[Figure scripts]
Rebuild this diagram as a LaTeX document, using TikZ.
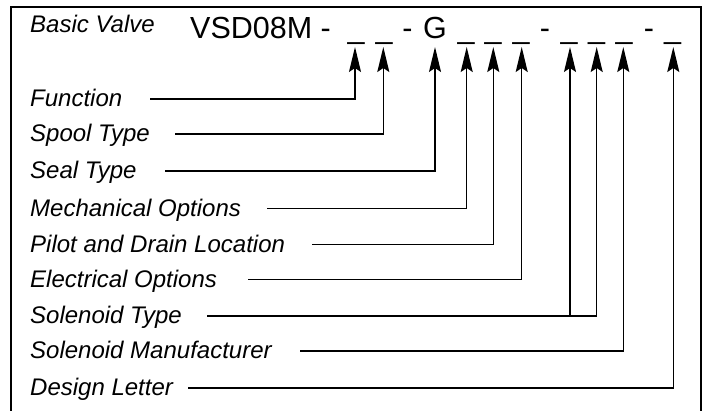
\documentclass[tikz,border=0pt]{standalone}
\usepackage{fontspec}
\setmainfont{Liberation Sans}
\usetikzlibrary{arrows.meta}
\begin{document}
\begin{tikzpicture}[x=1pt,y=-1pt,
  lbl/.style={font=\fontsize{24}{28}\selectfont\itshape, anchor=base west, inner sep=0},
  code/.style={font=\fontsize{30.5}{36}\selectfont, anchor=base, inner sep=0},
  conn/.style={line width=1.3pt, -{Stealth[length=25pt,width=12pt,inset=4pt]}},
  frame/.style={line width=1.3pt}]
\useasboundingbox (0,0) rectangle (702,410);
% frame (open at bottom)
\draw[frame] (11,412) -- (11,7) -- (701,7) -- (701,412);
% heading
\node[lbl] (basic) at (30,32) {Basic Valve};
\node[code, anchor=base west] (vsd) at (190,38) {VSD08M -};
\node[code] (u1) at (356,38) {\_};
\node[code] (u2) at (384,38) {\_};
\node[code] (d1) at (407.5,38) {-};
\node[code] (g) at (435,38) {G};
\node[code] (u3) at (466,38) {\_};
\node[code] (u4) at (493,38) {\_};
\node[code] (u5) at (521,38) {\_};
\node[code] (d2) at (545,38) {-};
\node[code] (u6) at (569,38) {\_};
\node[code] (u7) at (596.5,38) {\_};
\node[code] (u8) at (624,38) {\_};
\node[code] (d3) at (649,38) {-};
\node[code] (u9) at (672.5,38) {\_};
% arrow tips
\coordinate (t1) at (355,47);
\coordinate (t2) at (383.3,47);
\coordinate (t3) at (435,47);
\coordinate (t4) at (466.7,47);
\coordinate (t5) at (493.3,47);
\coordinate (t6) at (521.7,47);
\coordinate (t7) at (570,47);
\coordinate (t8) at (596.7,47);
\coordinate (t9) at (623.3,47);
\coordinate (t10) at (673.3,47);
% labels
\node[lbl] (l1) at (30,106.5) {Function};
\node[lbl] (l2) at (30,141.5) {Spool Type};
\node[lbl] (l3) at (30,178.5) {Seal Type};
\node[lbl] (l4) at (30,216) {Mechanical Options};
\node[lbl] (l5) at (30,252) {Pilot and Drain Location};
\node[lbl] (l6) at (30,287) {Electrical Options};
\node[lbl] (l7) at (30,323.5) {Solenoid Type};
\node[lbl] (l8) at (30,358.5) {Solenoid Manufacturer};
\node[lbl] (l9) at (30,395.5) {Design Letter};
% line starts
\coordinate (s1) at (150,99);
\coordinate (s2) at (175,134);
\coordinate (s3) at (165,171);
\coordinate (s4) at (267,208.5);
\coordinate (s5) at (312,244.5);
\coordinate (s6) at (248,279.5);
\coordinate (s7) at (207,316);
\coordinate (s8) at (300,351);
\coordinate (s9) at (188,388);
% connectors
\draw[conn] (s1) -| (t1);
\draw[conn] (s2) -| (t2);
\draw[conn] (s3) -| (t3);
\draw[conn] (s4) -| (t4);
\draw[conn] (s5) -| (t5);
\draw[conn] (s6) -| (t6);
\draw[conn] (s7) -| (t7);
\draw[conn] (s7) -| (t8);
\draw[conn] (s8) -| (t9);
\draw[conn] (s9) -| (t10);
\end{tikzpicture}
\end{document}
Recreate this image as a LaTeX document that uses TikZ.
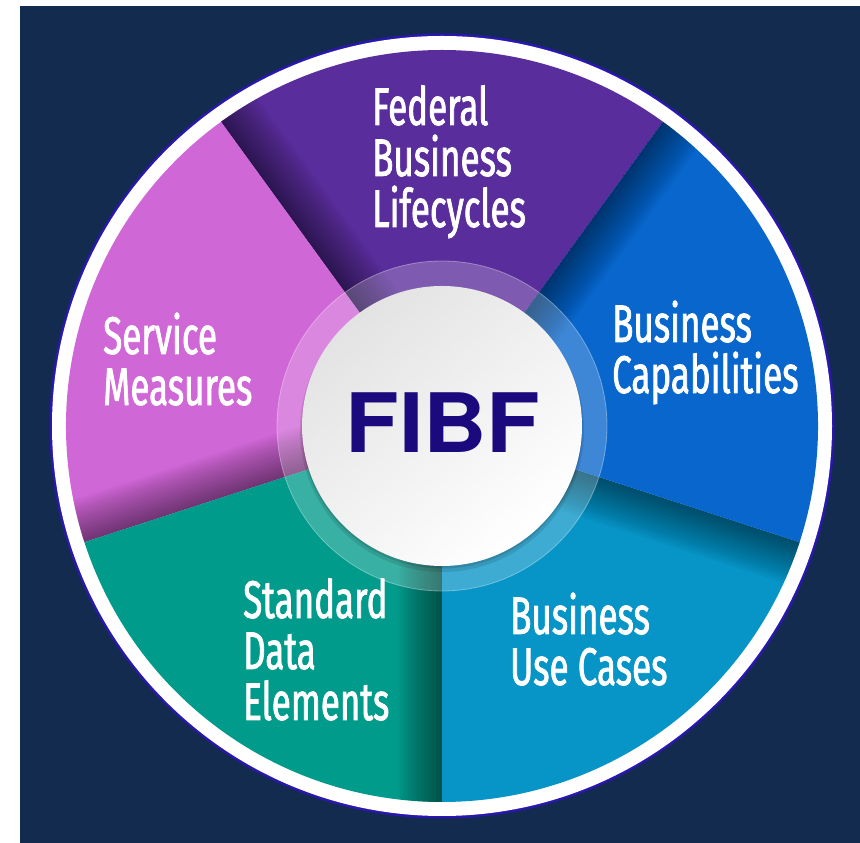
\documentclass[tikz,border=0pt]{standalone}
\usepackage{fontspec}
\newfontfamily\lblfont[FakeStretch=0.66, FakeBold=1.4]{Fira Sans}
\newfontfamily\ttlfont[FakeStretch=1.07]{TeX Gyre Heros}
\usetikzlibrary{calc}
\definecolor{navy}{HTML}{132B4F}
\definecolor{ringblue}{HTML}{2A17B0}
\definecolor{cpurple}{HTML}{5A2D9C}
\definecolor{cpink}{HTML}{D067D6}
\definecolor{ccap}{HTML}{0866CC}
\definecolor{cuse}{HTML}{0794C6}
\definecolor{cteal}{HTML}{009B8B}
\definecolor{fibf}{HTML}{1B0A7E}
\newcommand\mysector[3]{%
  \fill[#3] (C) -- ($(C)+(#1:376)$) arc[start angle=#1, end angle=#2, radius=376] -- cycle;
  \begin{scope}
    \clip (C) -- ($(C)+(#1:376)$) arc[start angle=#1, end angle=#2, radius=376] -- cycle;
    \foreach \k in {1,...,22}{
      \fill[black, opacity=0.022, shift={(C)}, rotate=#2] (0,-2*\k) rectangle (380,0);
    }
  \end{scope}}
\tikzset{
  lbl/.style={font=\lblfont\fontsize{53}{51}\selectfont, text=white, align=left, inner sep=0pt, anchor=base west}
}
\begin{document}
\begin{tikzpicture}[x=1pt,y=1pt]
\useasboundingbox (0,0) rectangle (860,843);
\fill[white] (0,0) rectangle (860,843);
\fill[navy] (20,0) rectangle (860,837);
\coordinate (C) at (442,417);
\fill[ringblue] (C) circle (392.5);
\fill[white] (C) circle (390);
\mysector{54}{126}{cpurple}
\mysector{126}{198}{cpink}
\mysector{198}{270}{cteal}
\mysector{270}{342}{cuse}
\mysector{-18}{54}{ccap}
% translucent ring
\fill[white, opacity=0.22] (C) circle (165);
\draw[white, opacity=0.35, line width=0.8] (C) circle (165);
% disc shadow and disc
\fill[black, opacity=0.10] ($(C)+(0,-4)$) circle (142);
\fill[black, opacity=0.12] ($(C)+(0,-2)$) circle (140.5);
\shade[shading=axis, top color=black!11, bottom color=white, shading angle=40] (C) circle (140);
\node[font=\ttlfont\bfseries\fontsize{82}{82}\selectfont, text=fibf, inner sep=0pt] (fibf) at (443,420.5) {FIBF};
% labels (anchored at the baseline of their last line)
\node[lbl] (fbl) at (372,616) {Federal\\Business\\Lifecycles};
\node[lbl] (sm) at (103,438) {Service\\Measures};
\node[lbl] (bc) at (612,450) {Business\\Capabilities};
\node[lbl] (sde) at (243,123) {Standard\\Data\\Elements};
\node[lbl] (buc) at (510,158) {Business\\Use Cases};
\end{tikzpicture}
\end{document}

GIVEN INSTRUCTION → Reproduce each line holding the word "this".

ANSWER BELOW →
Rebuild this diagram as a LaTeX document, using TikZ.
Recreate this image as a LaTeX document that uses TikZ.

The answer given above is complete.